- **Work required**
Transcribe all of the material below word for word and leave out its pictures.

- **Given material**
--- start ---

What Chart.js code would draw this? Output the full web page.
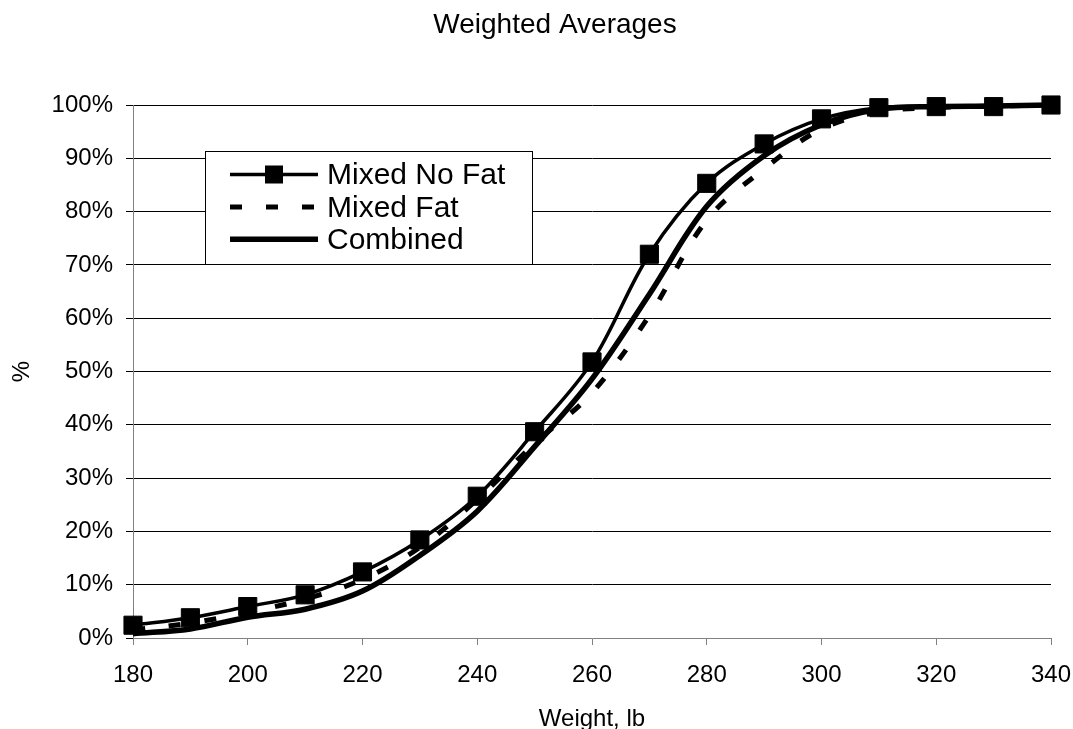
<!DOCTYPE html>
<html>
<head>
<meta charset="utf-8">
<script src="https://cdn.jsdelivr.net/npm/chart.js@4"></script>
<style>
  body { margin: 0; background: #fff; }
  canvas { display: block; }
</style>
</head>
<body>
<canvas id="chart" width="1073" height="729"></canvas>
<script>
// DATA
const weights = [180, 190, 200, 210, 220, 230, 240, 250, 260, 270, 280, 290, 300, 310, 320, 330, 340];
const mixedNoFat = [2.4, 3.8, 5.9, 8.1, 12.4, 18.4, 26.6, 38.7, 51.8, 72.0, 85.3, 92.7, 97.4, 99.5, 99.7, 99.7, 100];
const mixedFat = [1.5, 2.8, 4.8, 7.3, 11.0, 17.0, 26.0, 36.5, 46.0, 60.5, 78.4, 88.0, 95.5, 98.7, 99.5, 99.8, 100];
const combined = [0.8, 1.7, 3.9, 5.4, 8.8, 15.5, 23.8, 35.9, 48.6, 64.5, 81.0, 90.5, 96.3, 99.2, 99.7, 99.8, 100];
const seriesNames = ["Mixed No Fat", "Mixed Fat", "Combined"];
const xTickStep = 20;
const yTickStep = 10;

const FONT = '"Liberation Sans", Arial, sans-serif';
Chart.defaults.font.family = FONT;
Chart.defaults.color = "#000";

const pts = arr => arr.map((v, i) => ({ x: weights[i], y: v }));

// TITLES
const titles = {
    id: "titles",
    afterDraw(chart) {
        const ctx = chart.ctx;
        const a = chart.chartArea;
        ctx.save();
        ctx.fillStyle = "#000";
        ctx.textAlign = "center";
        ctx.textBaseline = "alphabetic";
        ctx.font = "28px " + FONT;
        ctx.fillText("Weighted Averages", 555, 33);
        ctx.font = "24px " + FONT;
        ctx.fillText("Weight, lb", (a.left + a.right) / 2, 726);
        ctx.translate(22, (a.top + a.bottom) / 2);
        ctx.rotate(-Math.PI / 2);
        ctx.textBaseline = "middle";
        ctx.fillText("%", 0, 0);
        ctx.restore();
    }
};

// LEGEND BOX
const legendBox = {
    id: "legendBox",
    afterDraw(chart) {
        const ctx = chart.ctx;
        const x0 = 205.5, y0 = 151.5, w = 327, h = 113;
        ctx.save();
        ctx.fillStyle = "#fff";
        ctx.fillRect(x0, y0, w, h);
        ctx.strokeStyle = "#000";
        ctx.lineWidth = 1;
        ctx.strokeRect(x0, y0, w, h);
        chart.data.datasets.forEach((ds, i) => {
            const y = 174.5 + i * 32.4;
            ctx.beginPath();
            ctx.lineWidth = ds.borderWidth;
            ctx.lineCap = "butt";
            ctx.setLineDash(ds.borderDash || []);
            ctx.moveTo(230, y);
            ctx.lineTo(318, y);
            ctx.stroke();
            ctx.setLineDash([]);
            if (ds.pointRadius > 0) {
                ctx.fillStyle = "#000";
                ctx.fillRect(274 - 9, y - 9, 18, 18);
            }
            ctx.fillStyle = "#000";
            ctx.font = "30px " + FONT;
            ctx.textAlign = "left";
            ctx.textBaseline = "middle";
            ctx.fillText(ds.label, 327, y + 1.5);
        });
        ctx.restore();
    }
};

const ctx = document.getElementById("chart").getContext("2d");

new Chart(ctx, {
    type: "line",
    data: {
        datasets: [{
            label: seriesNames[0],
            data: pts(mixedNoFat),
            borderColor: "#000",
            backgroundColor: "#000",
            borderWidth: 3.5,
            pointStyle: "rect",
            pointRadius: 12.8,
            pointBorderWidth: 1,
            pointBackgroundColor: "#000",
            pointBorderColor: "#000",
            tension: 0.35,
            clip: false
        }, {
            label: seriesNames[1],
            data: pts(mixedFat),
            borderColor: "#000",
            borderWidth: 5,
            borderDash: [12, 24],
            pointRadius: 0,
            tension: 0.35,
            clip: false
        }, {
            label: seriesNames[2],
            data: pts(combined),
            borderColor: "#000",
            borderWidth: 5.5,
            pointRadius: 0,
            tension: 0.35,
            clip: false
        }]
    },
    options: {
        responsive: false,
        devicePixelRatio: 1,
        animation: false,
        events: [],
        layout: { padding: { top: 105, right: 22, left: 0, bottom: 0 } },
        plugins: {
            legend: { display: false },
            tooltip: { enabled: false }
        },
        scales: {
            x: {
                type: "linear",
                min: 180,
                max: 340,
                afterFit: s => {
                    s.height = 91;
                    s.paddingLeft = 0;
                    s.paddingRight = 0;
                },
                ticks: { stepSize: xTickStep, font: { size: 24 }, padding: 16, color: "#000", maxRotation: 0 },
                grid: { drawOnChartArea: false, tickLength: 7, tickColor: "#808080" },
                border: { color: "#808080", width: 1 }
            },
            y: {
                min: 0,
                max: 100,
                afterFit: s => {
                    s.width = 133;
                    s.paddingTop = 0;
                    s.paddingBottom = 0;
                },
                ticks: { stepSize: yTickStep, font: { size: 24 }, padding: 13, color: "#000", callback: v => v + "%" },
                grid: {
                    color: c => (c.tick && c.tick.value === 0 ? "rgba(0,0,0,0)" : "#000"),
                    lineWidth: 1,
                    tickLength: 7,
                    tickColor: "#000"
                },
                border: { color: "#808080", width: 1 }
            }
        }
    },
    plugins: [titles, legendBox]
});
</script>
</body>
</html>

--- end ---

- **Reply**
What Chart.js code would draw this? Output the full web page.
<!DOCTYPE html>
<html>
<head>
<meta charset="utf-8">
<script src="https://cdn.jsdelivr.net/npm/chart.js@4"></script>
<style>
  body { margin: 0; background: #fff; }
  canvas { display: block; }
</style>
</head>
<body>
<canvas id="chart" width="1073" height="729"></canvas>
<script>
// DATA
const weights = [180, 190, 200, 210, 220, 230, 240, 250, 260, 270, 280, 290, 300, 310, 320, 330, 340];
const mixedNoFat = [2.4, 3.8, 5.9, 8.1, 12.4, 18.4, 26.6, 38.7, 51.8, 72.0, 85.3, 92.7, 97.4, 99.5, 99.7, 99.7, 100];
const mixedFat = [1.5, 2.8, 4.8, 7.3, 11.0, 17.0, 26.0, 36.5, 46.0, 60.5, 78.4, 88.0, 95.5, 98.7, 99.5, 99.8, 100];
const combined = [0.8, 1.7, 3.9, 5.4, 8.8, 15.5, 23.8, 35.9, 48.6, 64.5, 81.0, 90.5, 96.3, 99.2, 99.7, 99.8, 100];
const seriesNames = ["Mixed No Fat", "Mixed Fat", "Combined"];
const xTickStep = 20;
const yTickStep = 10;

const FONT = '"Liberation Sans", Arial, sans-serif';
Chart.defaults.font.family = FONT;
Chart.defaults.color = "#000";

const pts = arr => arr.map((v, i) => ({ x: weights[i], y: v }));

// TITLES
const titles = {
    id: "titles",
    afterDraw(chart) {
        const ctx = chart.ctx;
        const a = chart.chartArea;
        ctx.save();
        ctx.fillStyle = "#000";
        ctx.textAlign = "center";
        ctx.textBaseline = "alphabetic";
        ctx.font = "28px " + FONT;
        ctx.fillText("Weighted Averages", 555, 33);
        ctx.font = "24px " + FONT;
        ctx.fillText("Weight, lb", (a.left + a.right) / 2, 726);
        ctx.translate(22, (a.top + a.bottom) / 2);
        ctx.rotate(-Math.PI / 2);
        ctx.textBaseline = "middle";
        ctx.fillText("%", 0, 0);
        ctx.restore();
    }
};

// LEGEND BOX
const legendBox = {
    id: "legendBox",
    afterDraw(chart) {
        const ctx = chart.ctx;
        const x0 = 205.5, y0 = 151.5, w = 327, h = 113;
        ctx.save();
        ctx.fillStyle = "#fff";
        ctx.fillRect(x0, y0, w, h);
        ctx.strokeStyle = "#000";
        ctx.lineWidth = 1;
        ctx.strokeRect(x0, y0, w, h);
        chart.data.datasets.forEach((ds, i) => {
            const y = 174.5 + i * 32.4;
            ctx.beginPath();
            ctx.lineWidth = ds.borderWidth;
            ctx.lineCap = "butt";
            ctx.setLineDash(ds.borderDash || []);
            ctx.moveTo(230, y);
            ctx.lineTo(318, y);
            ctx.stroke();
            ctx.setLineDash([]);
            if (ds.pointRadius > 0) {
                ctx.fillStyle = "#000";
                ctx.fillRect(274 - 9, y - 9, 18, 18);
            }
            ctx.fillStyle = "#000";
            ctx.font = "30px " + FONT;
            ctx.textAlign = "left";
            ctx.textBaseline = "middle";
            ctx.fillText(ds.label, 327, y + 1.5);
        });
        ctx.restore();
    }
};

const ctx = document.getElementById("chart").getContext("2d");

new Chart(ctx, {
    type: "line",
    data: {
        datasets: [{
            label: seriesNames[0],
            data: pts(mixedNoFat),
            borderColor: "#000",
            backgroundColor: "#000",
            borderWidth: 3.5,
            pointStyle: "rect",
            pointRadius: 12.8,
            pointBorderWidth: 1,
            pointBackgroundColor: "#000",
            pointBorderColor: "#000",
            tension: 0.35,
            clip: false
        }, {
            label: seriesNames[1],
            data: pts(mixedFat),
            borderColor: "#000",
            borderWidth: 5,
            borderDash: [12, 24],
            pointRadius: 0,
            tension: 0.35,
            clip: false
        }, {
            label: seriesNames[2],
            data: pts(combined),
            borderColor: "#000",
            borderWidth: 5.5,
            pointRadius: 0,
            tension: 0.35,
            clip: false
        }]
    },
    options: {
        responsive: false,
        devicePixelRatio: 1,
        animation: false,
        events: [],
        layout: { padding: { top: 105, right: 22, left: 0, bottom: 0 } },
        plugins: {
            legend: { display: false },
            tooltip: { enabled: false }
        },
        scales: {
            x: {
                type: "linear",
                min: 180,
                max: 340,
                afterFit: s => {
                    s.height = 91;
                    s.paddingLeft = 0;
                    s.paddingRight = 0;
                },
                ticks: { stepSize: xTickStep, font: { size: 24 }, padding: 16, color: "#000", maxRotation: 0 },
                grid: { drawOnChartArea: false, tickLength: 7, tickColor: "#808080" },
                border: { color: "#808080", width: 1 }
            },
            y: {
                min: 0,
                max: 100,
                afterFit: s => {
                    s.width = 133;
                    s.paddingTop = 0;
                    s.paddingBottom = 0;
                },
                ticks: { stepSize: yTickStep, font: { size: 24 }, padding: 13, color: "#000", callback: v => v + "%" },
                grid: {
                    color: c => (c.tick && c.tick.value === 0 ? "rgba(0,0,0,0)" : "#000"),
                    lineWidth: 1,
                    tickLength: 7,
                    tickColor: "#000"
                },
                border: { color: "#808080", width: 1 }
            }
        }
    },
    plugins: [titles, legendBox]
});
</script>
</body>
</html>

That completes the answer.